|Dates of Creation||1848/07/02|
|Scope & Content||
Sag Harbor July 2d 1848
I received your letter of June 25th was happy to hear from you - and "all the rest on em" at Stony Brook - I am rejoised to hear Thomas continues to enjoy good health and shows so much promise of triumph in his studies. He certainly enters upon life with a bright pathway before him. May it never be cloudedSo you are safe at Stony Brook ha! got down the river a whole Sturgeon in spite of the water Nymphs along the shores of the romantic and sparkling Hudson - A good picture looks well in almost any light. A gilt frame will not help a poor one. Do you remember what Grandmother used to say raising her spectacles gently, and thoughtfully from her nose. "Keep clear of the Rulands"

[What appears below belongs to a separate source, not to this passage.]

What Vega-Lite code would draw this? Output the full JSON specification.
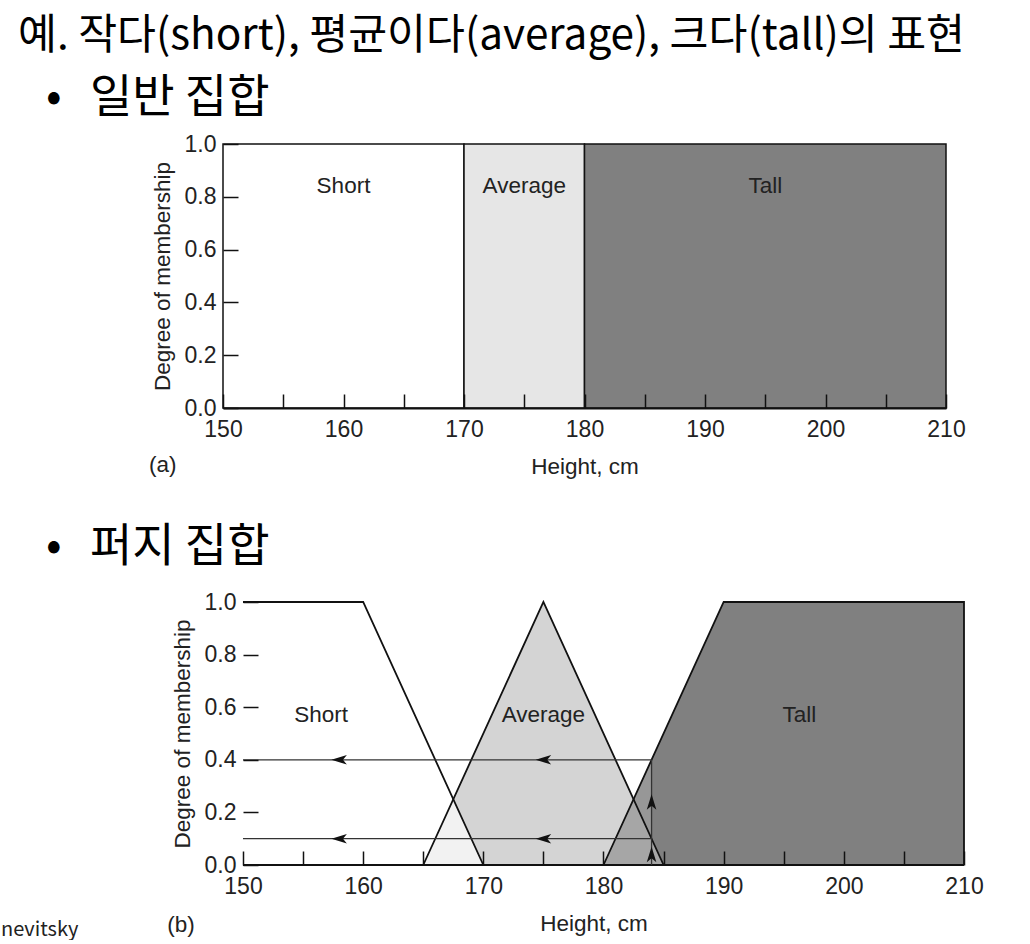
{
  "$schema": "https://vega.github.io/schema/vega-lite/v6.json",
  "background": "white",
  "padding": {"left": 0, "top": 14, "right": 0, "bottom": 0},
  "title": {"text": "예. 작다(short), 평균이다(average), 크다(tall)의 표현", "anchor": "start", "frame": "group", "dx": -205, "fontSize": 42.3, "offset": 17},
  "spacing": 46,
  "vconcat": [
    {
      "title": {"text": "•\u00a0\u00a0\u2006일반 집합", "anchor": "start", "frame": "group", "dx": -177, "fontSize": 46, "offset": 11},
      "width": 723,
      "height": 264,
      "layer": [
        {
          "data": {"values": [
            {"set": "Short", "start": 150, "end": 170, "lo": 0, "hi": 1},
            {"set": "Average", "start": 170, "end": 180, "lo": 0, "hi": 1},
            {"set": "Tall", "start": 180, "end": 210, "lo": 0, "hi": 1}
          ]},
          "mark": {"type": "rect", "stroke": "#111", "strokeWidth": 1.5},
          "encoding": {
            "x": {"field": "start", "type": "quantitative", "title": "Height, cm", "scale": {"domain": [150, 210], "nice": false, "zero": false},
              "axis": {"values": [150,155,160,165,170,175,180,185,190,195,200,205,210], "labelExpr": "datum.value % 10 === 0 ? datum.label : ''", "tickSize": -14, "labelPadding": 24, "titlePadding": 14, "zindex": 1}},
            "x2": {"field": "end"},
            "y": {"field": "lo", "type": "quantitative", "title": "Degree of membership", "scale": {"domain": [0, 1], "nice": false},
              "axis": {"values": [0, 0.2, 0.4, 0.6, 0.8, 1], "format": ".1f", "tickSize": -15, "labelPadding": 22, "titlePadding": 10, "domain": false, "zindex": 1}},
            "y2": {"field": "hi"},
            "fill": {"field": "set", "type": "nominal", "scale": {"domain": ["Short", "Average", "Tall"], "range": ["#ffffff", "#e6e6e6", "#808080"]}, "legend": null}
          }
        },
        {
          "data": {"values": [
            {"t": "Short", "x": 160, "y": 0.84},
            {"t": "Average", "x": 175, "y": 0.84},
            {"t": "Tall", "x": 195, "y": 0.84},
            {"t": "(a)", "x": 145, "y": -0.216}
          ]},
          "mark": {"type": "text", "fontSize": 22.5, "color": "#222", "font": "Liberation Sans"},
          "encoding": {
            "x": {"field": "x", "type": "quantitative", "title": "Height, cm"},
            "y": {"field": "y", "type": "quantitative", "title": "Degree of membership"},
            "text": {"field": "t"}
          }
        }
      ]
    },
    {
      "title": {"text": "•\u00a0\u00a0\u2006퍼지 집합", "anchor": "start", "frame": "group", "dx": -177, "fontSize": 46, "offset": 20},
      "width": 741,
      "height": 263,
      "layer": [
        {
          "data": {"values": [
            {"region": "Average", "h": 165, "m": 0},
            {"region": "Average", "h": 175, "m": 1},
            {"region": "Average", "h": 185, "m": 0},
            {"region": "Tall", "h": 180, "m": 0},
            {"region": "Tall", "h": 190, "m": 1},
            {"region": "Tall", "h": 210, "m": 1},
            {"region": "Tall below 184", "h": 180, "m": 0},
            {"region": "Tall below 184", "h": 184, "m": 0.4},
            {"region": "Short∩Average", "h": 165, "m": 0},
            {"region": "Short∩Average", "h": 167.5, "m": 0.25},
            {"region": "Short∩Average", "h": 170, "m": 0},
            {"region": "Average∩Tall", "h": 180, "m": 0},
            {"region": "Average∩Tall", "h": 182.5, "m": 0.25},
            {"region": "Average∩Tall", "h": 185, "m": 0}
          ]},
          "mark": {"type": "area", "opacity": 1},
          "encoding": {
            "x": {"field": "h", "type": "quantitative", "title": "Height, cm", "scale": {"domain": [148.336, 210], "nice": false, "zero": false},
              "axis": {"values": [150,155,160,165,170,175,180,185,190,195,200,205,210], "labelExpr": "datum.value % 10 === 0 ? datum.label : ''", "tickSize": -14, "labelPadding": 24, "titlePadding": 14, "domain": false, "zindex": 1}},
            "y": {"field": "m", "type": "quantitative", "title": "Degree of membership", "stack": null, "scale": {"domain": [0, 1], "nice": false},
              "axis": {"values": [0, 0.2, 0.4, 0.6, 0.8, 1], "format": ".1f", "tickSize": -15, "labelPadding": 22, "titlePadding": 10, "domain": false, "offset": -20, "zindex": 1}},
            "color": {"field": "region", "type": "nominal", "scale": {"domain": ["Average", "Tall", "Tall below 184", "Short∩Average", "Average∩Tall"], "range": ["#d4d4d4", "#808080", "#979797", "#f2f2f2", "#a6a6a6"]}, "legend": null}
          }
        },
        {
          "data": {"values": [
            {"set": "Short", "h": 150, "m": 1, "o": 1},
            {"set": "Short", "h": 160, "m": 1, "o": 2},
            {"set": "Short", "h": 170, "m": 0, "o": 3},
            {"set": "Average", "h": 165, "m": 0, "o": 1},
            {"set": "Average", "h": 175, "m": 1, "o": 2},
            {"set": "Average", "h": 185, "m": 0, "o": 3},
            {"set": "Tall", "h": 180, "m": 0, "o": 1},
            {"set": "Tall", "h": 190, "m": 1, "o": 2},
            {"set": "Tall", "h": 210, "m": 1, "o": 3},
            {"set": "Tall", "h": 210, "m": 0, "o": 4},
            {"set": "Baseline", "h": 150, "m": 0, "o": 1},
            {"set": "Baseline", "h": 210, "m": 0, "o": 2}
          ]},
          "mark": {"type": "line", "color": "#111", "strokeWidth": 1.8},
          "encoding": {
            "x": {"field": "h", "type": "quantitative", "title": "Height, cm"},
            "y": {"field": "m", "type": "quantitative", "title": "Degree of membership"},
            "detail": {"field": "set"},
            "order": {"field": "o"}
          }
        },
        {
          "data": {"values": [
            {"x1": 150, "x2": 184, "y1": 0.4, "y2": 0.4},
            {"x1": 150, "x2": 184, "y1": 0.1, "y2": 0.1},
            {"x1": 184, "x2": 184, "y1": 0, "y2": 0.4}
          ]},
          "mark": {"type": "rule", "color": "#333", "strokeWidth": 1.3},
          "encoding": {
            "x": {"field": "x1", "type": "quantitative", "title": "Height, cm"},
            "x2": {"field": "x2"},
            "y": {"field": "y1", "type": "quantitative", "title": "Degree of membership"},
            "y2": {"field": "y2"}
          }
        },
        {
          "data": {"values": [
            {"x": 158, "y": 0.4, "dir": "left"},
            {"x": 175, "y": 0.4, "dir": "left"},
            {"x": 158, "y": 0.1, "dir": "left"},
            {"x": 175, "y": 0.1, "dir": "left"},
            {"x": 184, "y": 0.04, "dir": "up"},
            {"x": 184, "y": 0.24, "dir": "up"}
          ]},
          "mark": {"type": "point", "filled": true, "color": "#111", "size": 240, "opacity": 1},
          "encoding": {
            "x": {"field": "x", "type": "quantitative", "title": "Height, cm"},
            "y": {"field": "y", "type": "quantitative", "title": "Degree of membership"},
            "shape": {"field": "dir", "type": "nominal", "scale": {"domain": ["left", "up"], "range": ["M-1,0L1,-0.62L0.5,0L1,0.62Z", "M0,-1L0.62,1L0,0.5L-0.62,1Z"]}, "legend": null}
          }
        },
        {
          "data": {"values": [
            {"t": "Short", "x": 156.5, "y": 0.57},
            {"t": "Average", "x": 175, "y": 0.57},
            {"t": "Tall", "x": 196.3, "y": 0.57},
            {"t": "(b)", "x": 144.84, "y": -0.228}
          ]},
          "mark": {"type": "text", "fontSize": 22.5, "color": "#222", "font": "Liberation Sans"},
          "encoding": {
            "x": {"field": "x", "type": "quantitative", "title": "Height, cm"},
            "y": {"field": "y", "type": "quantitative", "title": "Degree of membership"},
            "text": {"field": "t"}
          }
        },
        {
          "data": {"values": [
            {"t": "nevitsky", "x": 129.86, "y": -0.247}
          ]},
          "mark": {"type": "text", "fontSize": 20, "color": "#222", "font": "Noto Sans CJK KR", "align": "left"},
          "encoding": {
            "x": {"field": "x", "type": "quantitative", "title": "Height, cm"},
            "y": {"field": "y", "type": "quantitative", "title": "Degree of membership"},
            "text": {"field": "t"}
          }
        }
      ]
    }
  ],
  "config": {
    "view": {"stroke": null},
    "font": "Liberation Sans",
    "title": {"font": "Noto Sans CJK KR", "fontWeight": "normal", "color": "#000000"},
    "axis": {
      "labelFont": "Liberation Sans", "labelFontSize": 23, "labelColor": "#222",
      "titleFont": "Liberation Sans", "titleFontSize": 22.5, "titleFontWeight": "normal", "titleColor": "#222",
      "grid": false, "tickColor": "#111", "tickWidth": 1.5, "domainColor": "#111", "domainWidth": 2,
      "labelFlush": false, "labelOverlap": false
    }
  }
}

I have put off writing you not knowing how longI should remain here_ and thought of going to New York by way of Stony Brook.
I had commenced painting Father and Mother Elliott a day or so before reciving your letter. It seems we thought alike on the subject. It is a fitting time, I am succeeding well so far should I remain after they are completed will trouble you for such things as I may then want should I paint no more here shall not need them. Sheppy is decidedly better is rid of his cold Joshua is getting fat and Ruth is also tolerably well. We had a fine sail down the bay a few days ago on a fishing excursion- fine sport- Any quantaty of blue fish and fine -fine sail boats in any quantity
Walter, Sheppy and Myself have made two famous hauls of porgies they grow large down here and bite savage.
Tell Holmes to ponder no longer - but get married to some substantial Long Island girl and leave the Squaws out west to take care of themselves-"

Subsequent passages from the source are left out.